GIVEN TASK -> Which lines include the word "Write"? Copy each of them.

DATA TO PROCESS ->
## START

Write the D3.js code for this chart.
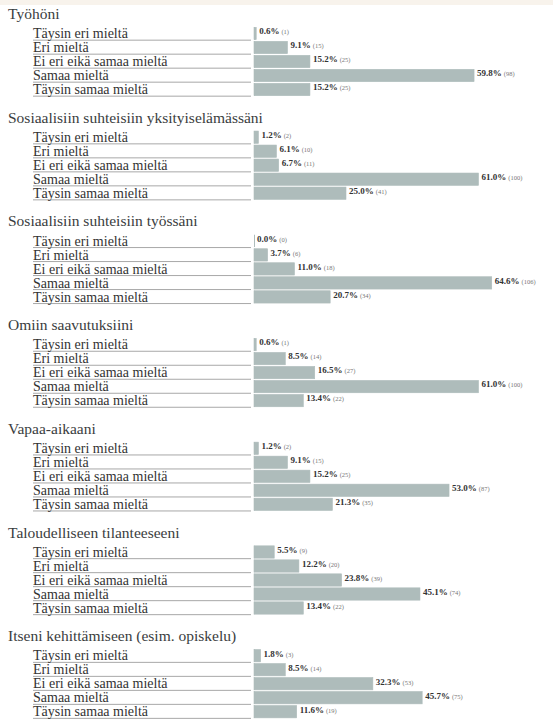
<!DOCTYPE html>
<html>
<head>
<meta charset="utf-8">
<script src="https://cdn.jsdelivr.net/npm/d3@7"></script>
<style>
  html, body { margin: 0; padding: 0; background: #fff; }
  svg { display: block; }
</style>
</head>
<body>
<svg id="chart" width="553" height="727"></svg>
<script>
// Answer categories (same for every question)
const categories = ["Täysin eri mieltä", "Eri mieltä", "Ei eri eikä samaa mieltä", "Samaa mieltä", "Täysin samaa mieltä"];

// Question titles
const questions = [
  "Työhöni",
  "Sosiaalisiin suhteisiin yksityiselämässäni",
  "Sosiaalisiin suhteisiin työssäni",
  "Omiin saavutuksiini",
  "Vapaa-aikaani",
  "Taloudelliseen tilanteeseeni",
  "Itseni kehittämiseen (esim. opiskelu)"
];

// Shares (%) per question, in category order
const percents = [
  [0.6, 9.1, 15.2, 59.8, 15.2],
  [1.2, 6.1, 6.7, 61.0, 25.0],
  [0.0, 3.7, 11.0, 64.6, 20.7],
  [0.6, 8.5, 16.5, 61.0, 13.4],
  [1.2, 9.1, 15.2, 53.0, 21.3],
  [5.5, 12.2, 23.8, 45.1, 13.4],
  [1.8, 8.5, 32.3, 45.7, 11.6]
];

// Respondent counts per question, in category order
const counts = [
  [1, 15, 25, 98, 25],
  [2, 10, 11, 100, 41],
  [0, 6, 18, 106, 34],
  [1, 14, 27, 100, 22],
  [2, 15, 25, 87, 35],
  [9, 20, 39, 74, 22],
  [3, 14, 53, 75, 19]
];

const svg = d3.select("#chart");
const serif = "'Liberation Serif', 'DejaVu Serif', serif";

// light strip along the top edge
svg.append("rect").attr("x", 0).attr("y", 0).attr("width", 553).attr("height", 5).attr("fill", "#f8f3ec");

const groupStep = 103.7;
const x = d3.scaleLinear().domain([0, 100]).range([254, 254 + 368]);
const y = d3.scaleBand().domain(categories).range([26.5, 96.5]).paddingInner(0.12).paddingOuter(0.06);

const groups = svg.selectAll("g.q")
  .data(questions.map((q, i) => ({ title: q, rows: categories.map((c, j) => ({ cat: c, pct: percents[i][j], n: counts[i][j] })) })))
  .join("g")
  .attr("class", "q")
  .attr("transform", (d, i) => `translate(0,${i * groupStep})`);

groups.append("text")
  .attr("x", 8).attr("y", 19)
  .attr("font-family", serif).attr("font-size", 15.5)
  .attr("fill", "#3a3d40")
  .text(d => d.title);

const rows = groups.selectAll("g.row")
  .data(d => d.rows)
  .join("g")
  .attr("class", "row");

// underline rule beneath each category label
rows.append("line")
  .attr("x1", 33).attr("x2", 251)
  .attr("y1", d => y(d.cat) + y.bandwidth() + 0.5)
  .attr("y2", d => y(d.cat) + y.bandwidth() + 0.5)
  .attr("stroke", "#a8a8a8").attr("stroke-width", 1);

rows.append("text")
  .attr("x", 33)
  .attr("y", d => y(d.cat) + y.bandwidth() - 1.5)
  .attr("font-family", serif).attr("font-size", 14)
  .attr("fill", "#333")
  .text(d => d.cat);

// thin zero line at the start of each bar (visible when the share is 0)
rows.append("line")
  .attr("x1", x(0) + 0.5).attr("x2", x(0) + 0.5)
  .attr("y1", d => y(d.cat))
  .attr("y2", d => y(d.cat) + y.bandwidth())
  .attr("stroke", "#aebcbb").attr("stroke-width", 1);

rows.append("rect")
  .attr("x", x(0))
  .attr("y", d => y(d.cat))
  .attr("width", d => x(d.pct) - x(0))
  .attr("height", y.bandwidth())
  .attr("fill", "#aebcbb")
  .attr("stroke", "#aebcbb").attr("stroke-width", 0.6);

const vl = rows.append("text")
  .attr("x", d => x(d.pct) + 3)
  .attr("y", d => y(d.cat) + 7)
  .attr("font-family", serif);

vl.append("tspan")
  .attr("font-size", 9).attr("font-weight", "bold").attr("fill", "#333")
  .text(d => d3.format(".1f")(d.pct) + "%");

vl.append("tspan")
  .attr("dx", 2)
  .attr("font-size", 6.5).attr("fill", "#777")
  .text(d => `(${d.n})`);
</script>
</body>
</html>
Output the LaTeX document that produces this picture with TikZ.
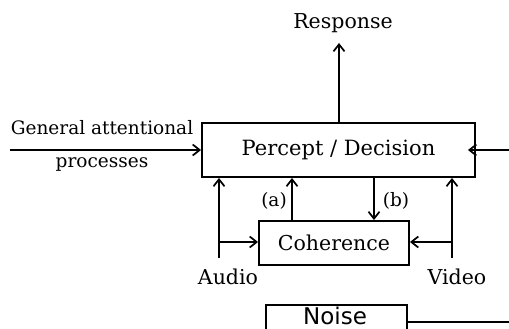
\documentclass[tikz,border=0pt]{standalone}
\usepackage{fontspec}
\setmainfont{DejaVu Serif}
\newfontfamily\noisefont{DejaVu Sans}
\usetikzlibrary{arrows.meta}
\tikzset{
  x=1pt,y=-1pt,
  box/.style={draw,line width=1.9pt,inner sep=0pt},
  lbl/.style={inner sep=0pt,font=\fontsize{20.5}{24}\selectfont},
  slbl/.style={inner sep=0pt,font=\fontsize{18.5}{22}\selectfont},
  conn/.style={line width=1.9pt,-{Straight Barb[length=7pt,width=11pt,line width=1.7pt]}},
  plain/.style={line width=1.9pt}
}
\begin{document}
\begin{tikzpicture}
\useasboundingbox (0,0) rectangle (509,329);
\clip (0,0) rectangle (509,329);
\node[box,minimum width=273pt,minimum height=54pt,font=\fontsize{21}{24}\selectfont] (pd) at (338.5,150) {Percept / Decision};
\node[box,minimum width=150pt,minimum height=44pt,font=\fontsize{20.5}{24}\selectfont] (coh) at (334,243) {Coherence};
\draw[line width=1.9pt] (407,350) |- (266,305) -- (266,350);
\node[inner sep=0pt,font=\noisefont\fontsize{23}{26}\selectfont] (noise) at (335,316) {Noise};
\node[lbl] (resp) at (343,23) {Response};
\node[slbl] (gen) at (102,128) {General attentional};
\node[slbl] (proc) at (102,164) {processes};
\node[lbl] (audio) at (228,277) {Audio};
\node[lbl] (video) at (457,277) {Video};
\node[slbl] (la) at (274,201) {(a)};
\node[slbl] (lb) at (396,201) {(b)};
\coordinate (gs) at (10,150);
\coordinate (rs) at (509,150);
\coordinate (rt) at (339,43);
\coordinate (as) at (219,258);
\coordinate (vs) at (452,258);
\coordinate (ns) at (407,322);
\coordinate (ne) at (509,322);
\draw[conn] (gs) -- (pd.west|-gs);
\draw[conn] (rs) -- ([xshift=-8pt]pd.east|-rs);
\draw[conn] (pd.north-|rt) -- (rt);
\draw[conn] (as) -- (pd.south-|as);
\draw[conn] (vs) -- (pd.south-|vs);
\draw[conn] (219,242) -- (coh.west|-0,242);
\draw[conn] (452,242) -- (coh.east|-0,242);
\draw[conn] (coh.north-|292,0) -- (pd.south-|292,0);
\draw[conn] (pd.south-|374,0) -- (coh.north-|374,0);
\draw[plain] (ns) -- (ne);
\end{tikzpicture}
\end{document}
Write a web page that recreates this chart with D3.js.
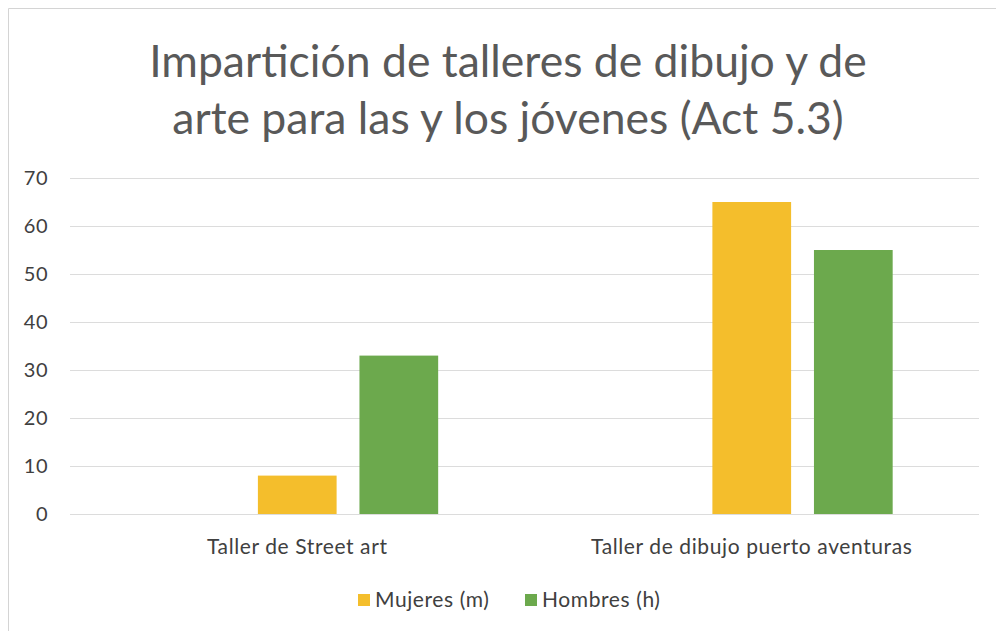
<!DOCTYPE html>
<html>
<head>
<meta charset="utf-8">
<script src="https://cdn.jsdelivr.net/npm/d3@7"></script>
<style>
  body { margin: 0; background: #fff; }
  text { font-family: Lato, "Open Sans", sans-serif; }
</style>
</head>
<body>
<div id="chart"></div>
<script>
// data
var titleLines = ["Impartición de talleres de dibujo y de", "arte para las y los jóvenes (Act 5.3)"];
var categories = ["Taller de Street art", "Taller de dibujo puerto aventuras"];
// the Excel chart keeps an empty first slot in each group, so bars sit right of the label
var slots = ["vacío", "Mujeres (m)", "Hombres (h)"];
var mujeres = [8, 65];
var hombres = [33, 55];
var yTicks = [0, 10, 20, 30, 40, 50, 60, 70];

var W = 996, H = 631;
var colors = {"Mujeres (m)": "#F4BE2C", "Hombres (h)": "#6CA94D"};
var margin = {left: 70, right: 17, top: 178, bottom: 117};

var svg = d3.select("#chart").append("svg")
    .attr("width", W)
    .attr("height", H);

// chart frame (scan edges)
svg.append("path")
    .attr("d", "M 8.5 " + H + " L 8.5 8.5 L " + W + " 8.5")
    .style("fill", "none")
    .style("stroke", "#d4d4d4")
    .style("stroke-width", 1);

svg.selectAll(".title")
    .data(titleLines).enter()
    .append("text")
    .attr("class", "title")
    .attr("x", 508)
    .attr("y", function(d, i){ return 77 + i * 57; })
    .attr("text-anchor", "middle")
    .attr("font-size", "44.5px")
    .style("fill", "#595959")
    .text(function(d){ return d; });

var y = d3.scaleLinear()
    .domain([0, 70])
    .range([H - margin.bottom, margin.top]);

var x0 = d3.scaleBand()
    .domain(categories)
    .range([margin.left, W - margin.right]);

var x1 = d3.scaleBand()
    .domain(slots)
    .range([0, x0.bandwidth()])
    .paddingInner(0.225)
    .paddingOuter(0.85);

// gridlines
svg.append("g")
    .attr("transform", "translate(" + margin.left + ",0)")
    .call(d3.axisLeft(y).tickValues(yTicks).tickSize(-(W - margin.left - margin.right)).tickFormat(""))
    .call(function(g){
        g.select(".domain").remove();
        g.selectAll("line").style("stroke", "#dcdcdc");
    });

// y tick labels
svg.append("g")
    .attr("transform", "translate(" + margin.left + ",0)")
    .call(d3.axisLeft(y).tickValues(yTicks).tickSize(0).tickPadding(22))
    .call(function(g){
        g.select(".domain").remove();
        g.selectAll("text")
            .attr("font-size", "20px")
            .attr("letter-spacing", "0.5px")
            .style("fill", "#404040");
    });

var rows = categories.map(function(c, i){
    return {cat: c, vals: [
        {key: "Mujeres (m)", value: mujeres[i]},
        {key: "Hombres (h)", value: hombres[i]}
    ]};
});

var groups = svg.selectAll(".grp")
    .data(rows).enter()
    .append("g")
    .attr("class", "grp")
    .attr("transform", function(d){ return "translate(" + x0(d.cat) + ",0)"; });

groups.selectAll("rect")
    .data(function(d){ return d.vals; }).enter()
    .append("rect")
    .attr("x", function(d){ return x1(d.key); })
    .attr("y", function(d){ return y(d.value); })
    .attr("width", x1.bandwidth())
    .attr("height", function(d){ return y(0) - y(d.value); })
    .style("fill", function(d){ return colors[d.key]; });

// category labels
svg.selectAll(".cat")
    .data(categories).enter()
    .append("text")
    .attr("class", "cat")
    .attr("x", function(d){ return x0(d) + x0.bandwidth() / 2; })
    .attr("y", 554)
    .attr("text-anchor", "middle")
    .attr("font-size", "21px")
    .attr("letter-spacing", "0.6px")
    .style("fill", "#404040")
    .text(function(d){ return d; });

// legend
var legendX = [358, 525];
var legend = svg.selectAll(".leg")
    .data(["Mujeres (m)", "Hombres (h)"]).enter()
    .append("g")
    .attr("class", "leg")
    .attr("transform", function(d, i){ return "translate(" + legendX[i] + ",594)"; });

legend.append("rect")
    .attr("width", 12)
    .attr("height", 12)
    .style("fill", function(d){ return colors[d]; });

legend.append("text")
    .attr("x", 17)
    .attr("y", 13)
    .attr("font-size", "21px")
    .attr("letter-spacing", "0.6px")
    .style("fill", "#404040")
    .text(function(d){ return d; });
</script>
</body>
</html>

## END

ANSWER IN FULL ->
Write the D3.js code for this chart.
Write a web page that recreates this chart with D3.js.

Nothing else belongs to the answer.